-- START --
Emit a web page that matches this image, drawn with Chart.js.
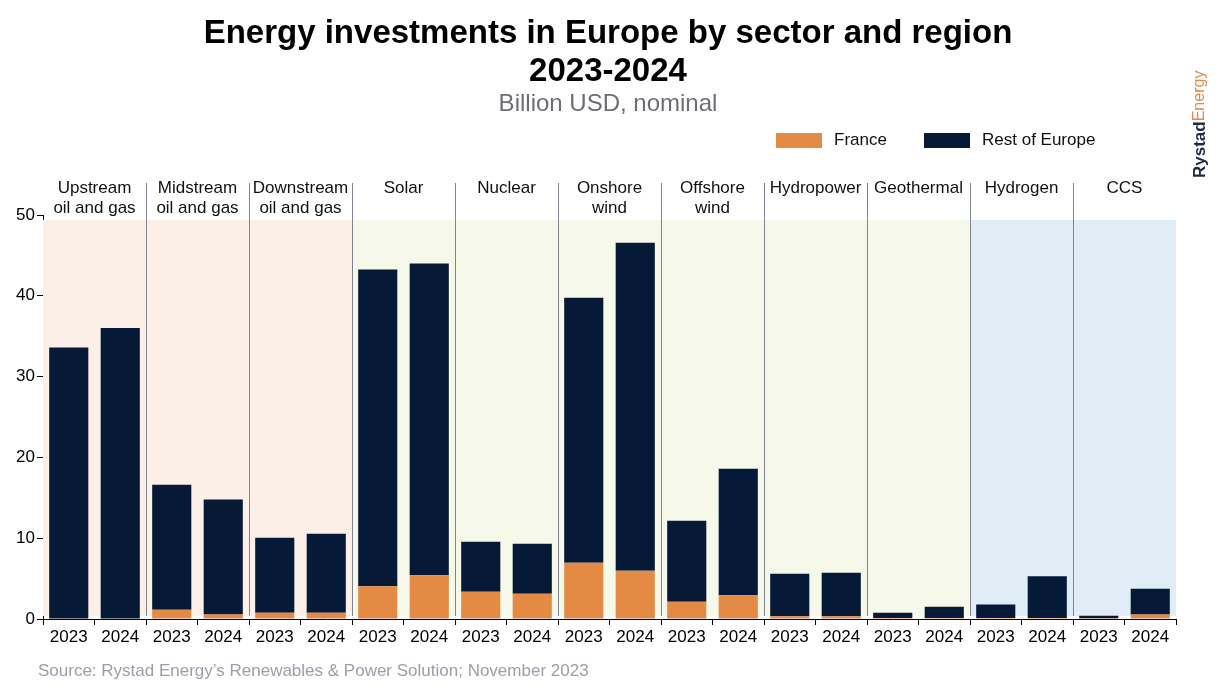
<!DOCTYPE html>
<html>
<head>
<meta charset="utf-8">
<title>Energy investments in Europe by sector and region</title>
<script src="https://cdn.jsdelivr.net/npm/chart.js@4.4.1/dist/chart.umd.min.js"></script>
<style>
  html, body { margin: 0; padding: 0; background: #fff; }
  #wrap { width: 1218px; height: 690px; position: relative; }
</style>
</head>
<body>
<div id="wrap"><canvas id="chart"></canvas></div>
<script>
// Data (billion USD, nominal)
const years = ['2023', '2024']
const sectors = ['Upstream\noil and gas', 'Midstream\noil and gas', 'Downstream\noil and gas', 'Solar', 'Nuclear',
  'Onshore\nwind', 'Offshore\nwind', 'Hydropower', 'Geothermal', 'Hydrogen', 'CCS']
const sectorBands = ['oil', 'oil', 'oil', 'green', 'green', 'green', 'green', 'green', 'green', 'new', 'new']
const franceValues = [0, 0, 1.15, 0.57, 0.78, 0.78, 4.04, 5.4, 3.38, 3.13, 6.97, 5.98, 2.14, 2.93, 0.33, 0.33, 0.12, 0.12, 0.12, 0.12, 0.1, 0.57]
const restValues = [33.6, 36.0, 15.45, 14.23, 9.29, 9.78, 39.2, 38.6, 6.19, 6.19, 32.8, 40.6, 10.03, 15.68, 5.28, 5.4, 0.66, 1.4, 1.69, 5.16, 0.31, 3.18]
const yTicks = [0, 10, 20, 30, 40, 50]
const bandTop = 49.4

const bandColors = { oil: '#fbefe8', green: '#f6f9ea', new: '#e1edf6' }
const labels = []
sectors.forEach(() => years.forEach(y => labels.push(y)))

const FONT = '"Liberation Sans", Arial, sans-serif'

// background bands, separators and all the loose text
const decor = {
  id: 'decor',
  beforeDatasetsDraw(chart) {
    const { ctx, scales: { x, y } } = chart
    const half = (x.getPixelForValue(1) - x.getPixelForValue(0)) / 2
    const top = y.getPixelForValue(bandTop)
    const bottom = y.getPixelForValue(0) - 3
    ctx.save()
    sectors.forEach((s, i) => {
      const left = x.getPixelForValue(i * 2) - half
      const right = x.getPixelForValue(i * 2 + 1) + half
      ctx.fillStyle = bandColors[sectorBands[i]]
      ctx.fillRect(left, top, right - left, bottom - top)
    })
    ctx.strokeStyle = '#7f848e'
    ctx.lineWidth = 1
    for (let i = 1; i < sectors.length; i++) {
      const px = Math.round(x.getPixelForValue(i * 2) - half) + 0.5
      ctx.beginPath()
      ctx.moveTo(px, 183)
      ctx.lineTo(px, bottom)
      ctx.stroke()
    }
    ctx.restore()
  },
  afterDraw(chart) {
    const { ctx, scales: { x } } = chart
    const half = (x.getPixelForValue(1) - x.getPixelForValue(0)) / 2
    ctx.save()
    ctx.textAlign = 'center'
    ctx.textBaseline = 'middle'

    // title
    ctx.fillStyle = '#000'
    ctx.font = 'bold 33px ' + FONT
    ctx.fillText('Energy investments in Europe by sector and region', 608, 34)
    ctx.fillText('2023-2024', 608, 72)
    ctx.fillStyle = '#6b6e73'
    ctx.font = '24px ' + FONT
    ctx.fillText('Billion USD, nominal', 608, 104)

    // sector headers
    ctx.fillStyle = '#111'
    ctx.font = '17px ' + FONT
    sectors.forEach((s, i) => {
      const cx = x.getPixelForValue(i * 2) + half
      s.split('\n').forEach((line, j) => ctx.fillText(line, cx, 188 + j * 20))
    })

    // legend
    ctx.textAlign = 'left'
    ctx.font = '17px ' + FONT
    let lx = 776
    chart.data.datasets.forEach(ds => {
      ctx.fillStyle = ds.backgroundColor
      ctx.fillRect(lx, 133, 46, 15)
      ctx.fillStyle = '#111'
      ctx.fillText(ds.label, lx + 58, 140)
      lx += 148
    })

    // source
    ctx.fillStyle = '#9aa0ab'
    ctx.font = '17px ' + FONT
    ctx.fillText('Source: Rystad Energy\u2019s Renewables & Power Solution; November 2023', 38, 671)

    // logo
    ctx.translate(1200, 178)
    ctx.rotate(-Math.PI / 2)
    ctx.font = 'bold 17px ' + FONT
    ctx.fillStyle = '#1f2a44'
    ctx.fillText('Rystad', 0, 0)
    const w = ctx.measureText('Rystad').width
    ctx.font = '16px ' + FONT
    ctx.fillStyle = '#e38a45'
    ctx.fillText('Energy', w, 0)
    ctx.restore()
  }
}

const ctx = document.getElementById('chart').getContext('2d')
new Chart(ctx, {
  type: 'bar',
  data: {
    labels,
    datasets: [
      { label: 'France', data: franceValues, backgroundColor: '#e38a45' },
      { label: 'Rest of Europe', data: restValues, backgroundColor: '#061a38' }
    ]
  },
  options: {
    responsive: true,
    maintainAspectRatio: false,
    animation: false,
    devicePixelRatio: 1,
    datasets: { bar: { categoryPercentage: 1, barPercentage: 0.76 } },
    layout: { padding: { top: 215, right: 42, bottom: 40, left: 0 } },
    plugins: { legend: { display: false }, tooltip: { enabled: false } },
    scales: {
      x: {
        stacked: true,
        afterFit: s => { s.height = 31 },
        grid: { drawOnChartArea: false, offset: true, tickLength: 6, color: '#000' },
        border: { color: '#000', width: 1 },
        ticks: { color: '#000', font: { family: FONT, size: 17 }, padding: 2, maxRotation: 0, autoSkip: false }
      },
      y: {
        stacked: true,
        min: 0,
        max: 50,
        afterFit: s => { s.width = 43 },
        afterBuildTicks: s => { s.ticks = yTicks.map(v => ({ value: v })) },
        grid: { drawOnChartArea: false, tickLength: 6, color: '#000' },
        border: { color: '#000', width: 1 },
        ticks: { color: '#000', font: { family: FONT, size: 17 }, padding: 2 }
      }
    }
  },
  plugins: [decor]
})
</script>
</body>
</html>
-- END --
Each line above is to be copied verbatim. Drop any image from the copy.

Emit a web page that matches this image, drawn with Chart.js.
<!DOCTYPE html>
<html>
<head>
<meta charset="utf-8">
<title>Energy investments in Europe by sector and region</title>
<script src="https://cdn.jsdelivr.net/npm/chart.js@4.4.1/dist/chart.umd.min.js"></script>
<style>
  html, body { margin: 0; padding: 0; background: #fff; }
  #wrap { width: 1218px; height: 690px; position: relative; }
</style>
</head>
<body>
<div id="wrap"><canvas id="chart"></canvas></div>
<script>
// Data (billion USD, nominal)
const years = ['2023', '2024']
const sectors = ['Upstream\noil and gas', 'Midstream\noil and gas', 'Downstream\noil and gas', 'Solar', 'Nuclear',
  'Onshore\nwind', 'Offshore\nwind', 'Hydropower', 'Geothermal', 'Hydrogen', 'CCS']
const sectorBands = ['oil', 'oil', 'oil', 'green', 'green', 'green', 'green', 'green', 'green', 'new', 'new']
const franceValues = [0, 0, 1.15, 0.57, 0.78, 0.78, 4.04, 5.4, 3.38, 3.13, 6.97, 5.98, 2.14, 2.93, 0.33, 0.33, 0.12, 0.12, 0.12, 0.12, 0.1, 0.57]
const restValues = [33.6, 36.0, 15.45, 14.23, 9.29, 9.78, 39.2, 38.6, 6.19, 6.19, 32.8, 40.6, 10.03, 15.68, 5.28, 5.4, 0.66, 1.4, 1.69, 5.16, 0.31, 3.18]
const yTicks = [0, 10, 20, 30, 40, 50]
const bandTop = 49.4

const bandColors = { oil: '#fbefe8', green: '#f6f9ea', new: '#e1edf6' }
const labels = []
sectors.forEach(() => years.forEach(y => labels.push(y)))

const FONT = '"Liberation Sans", Arial, sans-serif'

// background bands, separators and all the loose text
const decor = {
  id: 'decor',
  beforeDatasetsDraw(chart) {
    const { ctx, scales: { x, y } } = chart
    const half = (x.getPixelForValue(1) - x.getPixelForValue(0)) / 2
    const top = y.getPixelForValue(bandTop)
    const bottom = y.getPixelForValue(0) - 3
    ctx.save()
    sectors.forEach((s, i) => {
      const left = x.getPixelForValue(i * 2) - half
      const right = x.getPixelForValue(i * 2 + 1) + half
      ctx.fillStyle = bandColors[sectorBands[i]]
      ctx.fillRect(left, top, right - left, bottom - top)
    })
    ctx.strokeStyle = '#7f848e'
    ctx.lineWidth = 1
    for (let i = 1; i < sectors.length; i++) {
      const px = Math.round(x.getPixelForValue(i * 2) - half) + 0.5
      ctx.beginPath()
      ctx.moveTo(px, 183)
      ctx.lineTo(px, bottom)
      ctx.stroke()
    }
    ctx.restore()
  },
  afterDraw(chart) {
    const { ctx, scales: { x } } = chart
    const half = (x.getPixelForValue(1) - x.getPixelForValue(0)) / 2
    ctx.save()
    ctx.textAlign = 'center'
    ctx.textBaseline = 'middle'

    // title
    ctx.fillStyle = '#000'
    ctx.font = 'bold 33px ' + FONT
    ctx.fillText('Energy investments in Europe by sector and region', 608, 34)
    ctx.fillText('2023-2024', 608, 72)
    ctx.fillStyle = '#6b6e73'
    ctx.font = '24px ' + FONT
    ctx.fillText('Billion USD, nominal', 608, 104)

    // sector headers
    ctx.fillStyle = '#111'
    ctx.font = '17px ' + FONT
    sectors.forEach((s, i) => {
      const cx = x.getPixelForValue(i * 2) + half
      s.split('\n').forEach((line, j) => ctx.fillText(line, cx, 188 + j * 20))
    })

    // legend
    ctx.textAlign = 'left'
    ctx.font = '17px ' + FONT
    let lx = 776
    chart.data.datasets.forEach(ds => {
      ctx.fillStyle = ds.backgroundColor
      ctx.fillRect(lx, 133, 46, 15)
      ctx.fillStyle = '#111'
      ctx.fillText(ds.label, lx + 58, 140)
      lx += 148
    })

    // source
    ctx.fillStyle = '#9aa0ab'
    ctx.font = '17px ' + FONT
    ctx.fillText('Source: Rystad Energy\u2019s Renewables & Power Solution; November 2023', 38, 671)

    // logo
    ctx.translate(1200, 178)
    ctx.rotate(-Math.PI / 2)
    ctx.font = 'bold 17px ' + FONT
    ctx.fillStyle = '#1f2a44'
    ctx.fillText('Rystad', 0, 0)
    const w = ctx.measureText('Rystad').width
    ctx.font = '16px ' + FONT
    ctx.fillStyle = '#e38a45'
    ctx.fillText('Energy', w, 0)
    ctx.restore()
  }
}

const ctx = document.getElementById('chart').getContext('2d')
new Chart(ctx, {
  type: 'bar',
  data: {
    labels,
    datasets: [
      { label: 'France', data: franceValues, backgroundColor: '#e38a45' },
      { label: 'Rest of Europe', data: restValues, backgroundColor: '#061a38' }
    ]
  },
  options: {
    responsive: true,
    maintainAspectRatio: false,
    animation: false,
    devicePixelRatio: 1,
    datasets: { bar: { categoryPercentage: 1, barPercentage: 0.76 } },
    layout: { padding: { top: 215, right: 42, bottom: 40, left: 0 } },
    plugins: { legend: { display: false }, tooltip: { enabled: false } },
    scales: {
      x: {
        stacked: true,
        afterFit: s => { s.height = 31 },
        grid: { drawOnChartArea: false, offset: true, tickLength: 6, color: '#000' },
        border: { color: '#000', width: 1 },
        ticks: { color: '#000', font: { family: FONT, size: 17 }, padding: 2, maxRotation: 0, autoSkip: false }
      },
      y: {
        stacked: true,
        min: 0,
        max: 50,
        afterFit: s => { s.width = 43 },
        afterBuildTicks: s => { s.ticks = yTicks.map(v => ({ value: v })) },
        grid: { drawOnChartArea: false, tickLength: 6, color: '#000' },
        border: { color: '#000', width: 1 },
        ticks: { color: '#000', font: { family: FONT, size: 17 }, padding: 2 }
      }
    }
  },
  plugins: [decor]
})
</script>
</body>
</html>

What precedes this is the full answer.